There is an African proverb that says, "If you want to go quickly, go alone. If you want to go far, go together."
Most experts agree there are several potential pathways a community or business can take to embark on a successful transformation. Rarely is a difficult journey a one-size-fits-all event. Travelers will each have their own set of unique obstacles to overcome and their own mountains to climb. They must identify those issues and mountains, tackling them in such a way that fits their unique abilities and expertise.
One of the largest mountains to climb for many communities and businesses is a term I refer to as a "poverty-minded" attitude. Many communities and businesses need to overcome the economic issues of social or demographic poverty, but that is not the "poverty-minded" that I am referring to in this context.
The poverty mindset I am referring to is the mindset of those who are in the position to make transformation happen but don't. Despite being in this position, they are stuck with a poverty-minded attitude due to their long-term battle and association with the poverty experienced through community decay. While they dream of it, it is difficult for them to see beyond the poverty ingrained in their minds and into a future full of hope and progress.
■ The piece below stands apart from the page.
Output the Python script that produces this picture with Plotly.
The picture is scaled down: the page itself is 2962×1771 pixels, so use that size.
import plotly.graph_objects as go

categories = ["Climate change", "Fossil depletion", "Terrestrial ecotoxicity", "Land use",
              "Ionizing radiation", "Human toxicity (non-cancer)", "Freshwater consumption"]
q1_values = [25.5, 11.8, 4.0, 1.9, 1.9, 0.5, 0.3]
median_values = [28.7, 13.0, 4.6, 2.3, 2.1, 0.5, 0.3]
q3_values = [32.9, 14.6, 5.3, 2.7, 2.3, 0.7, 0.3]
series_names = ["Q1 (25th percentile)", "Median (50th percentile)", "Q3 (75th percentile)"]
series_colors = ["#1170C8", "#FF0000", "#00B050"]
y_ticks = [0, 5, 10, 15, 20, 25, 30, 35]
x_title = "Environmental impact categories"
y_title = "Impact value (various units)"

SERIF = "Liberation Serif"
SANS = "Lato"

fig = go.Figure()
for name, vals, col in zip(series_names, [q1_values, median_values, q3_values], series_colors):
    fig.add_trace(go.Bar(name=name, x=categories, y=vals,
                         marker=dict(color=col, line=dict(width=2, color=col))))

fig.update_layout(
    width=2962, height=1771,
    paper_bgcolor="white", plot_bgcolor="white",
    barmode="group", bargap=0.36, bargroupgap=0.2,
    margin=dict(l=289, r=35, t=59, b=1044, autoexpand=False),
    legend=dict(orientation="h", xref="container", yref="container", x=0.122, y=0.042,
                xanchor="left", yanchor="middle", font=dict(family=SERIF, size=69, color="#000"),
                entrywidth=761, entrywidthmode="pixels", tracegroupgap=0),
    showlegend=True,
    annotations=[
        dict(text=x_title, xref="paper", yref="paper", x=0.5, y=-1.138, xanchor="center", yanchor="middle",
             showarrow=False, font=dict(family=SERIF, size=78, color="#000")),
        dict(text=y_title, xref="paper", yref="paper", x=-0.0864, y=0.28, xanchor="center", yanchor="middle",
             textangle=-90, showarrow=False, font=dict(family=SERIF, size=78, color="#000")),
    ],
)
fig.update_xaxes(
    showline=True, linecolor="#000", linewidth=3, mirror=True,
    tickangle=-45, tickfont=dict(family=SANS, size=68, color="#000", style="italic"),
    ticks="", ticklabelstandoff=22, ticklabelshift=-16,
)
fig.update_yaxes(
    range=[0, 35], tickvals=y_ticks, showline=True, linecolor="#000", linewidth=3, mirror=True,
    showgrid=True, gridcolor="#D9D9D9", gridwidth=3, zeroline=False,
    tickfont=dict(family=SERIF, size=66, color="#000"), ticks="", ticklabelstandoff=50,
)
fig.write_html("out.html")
I have consulted with businesses that wouldn't accept credit cards because it costs a few percentage points on each transaction. When convinced to change, they were thrilled as their business increased nearly 30%. Trying to save a few pennies costs them hundreds or even thousands of dollars in potential business. These same problems and mindsets exist on an even greater and more devastating scale in city governments and with civic leaders who control the future and financial destiny of the community and downtown.
The poverty mindset is an easy mindset to have. As one watches the decay within a community or business accelerate, it is easy to be lured into believing decay is normal and to be expected. With numerous examples of decay all around them, why would they think differently? After all, it is happening in hundreds or even thousands of towns across the country.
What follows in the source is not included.